Don't you just love it?

I got my hair cut today. I said I wanted it trimmed, the layers, and the sides evened out since the same person cut it last time, and one side was slightly longer than the other.

My hair sucks on a good day. On a bad day, it's all I can do to keep from taking the boy brat's beard trimmer and buzzing it to the skin with a cool wig standing by.

HHHHHHHHHHHHHHHHHHHH

Well, on the plus side, hair grows back, right?

My hair is the shortest I've had it in years, way shorter than I had intended.

I told her that I use my daughter's straightener. I like it straight, flipped under most of the time. She went on and on about how if she had my curls she would never straighten it, and proceeded to cut it how she wanted, not how I did. What most don't seem to realize is, my hair has a mind of it's own. You can put goo in it, style it, and 20 minutes later, it's going to do as it pleases unless it is glued down with industrial strength hair spray, mouse, gel...

I pointed out that the one was still longer than the other, and she trimmed it a fraction. She worked this goo into it, and dried it curly.

Sure, the back is still thick and curls nice, but the front in particular has thinned to the point where I now part it off center to try and cover it. (Thanks, Punk for planting the 'comb over' image in my head a while ago when I groused about the thin spot. I can't get that image gone now!!!)

Oh, and I trimmed, myself, about 3/4 of an inch off the same side that was not quite the same length as the other.

She ain't touching my head again.

The damned hair is a bit short to use the girl brat's straightener now.

Tomorrow, when I get paid, I think I will buy a smaller one of my very own, and maybe do some research on humidity fighting hair products.

The girl brat said it was like a reddish brown football helmet.

Great.

Another image I will never get rid of now. Thanks, kid.

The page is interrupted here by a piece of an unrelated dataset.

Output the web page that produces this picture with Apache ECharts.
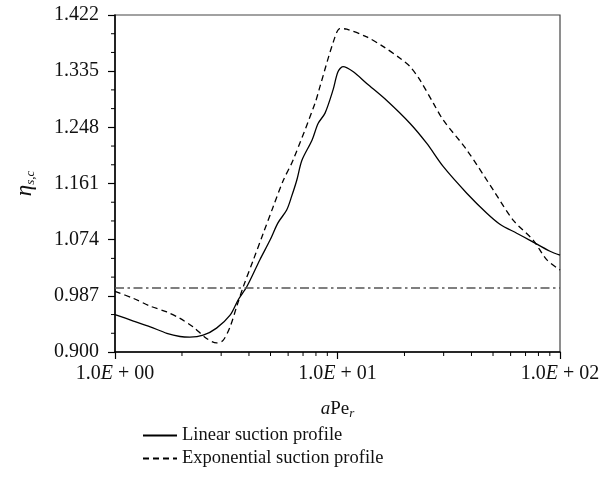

A football helmet with a comb over, and right now, a few glittering strands meaning it's time, yet again, to knock on Revlon's door to illusion enhancing products, and fight my losing battle against silver.

Damn.

I wish I were confident enough to just let nature take it's course. Let the damned silver and curls just run rampant...

Screw that. I'll let the hair go when I can't keep my arms up long enough to torture it into some sort of shape any more.

Besides, Halloween is over. I'd scare small children.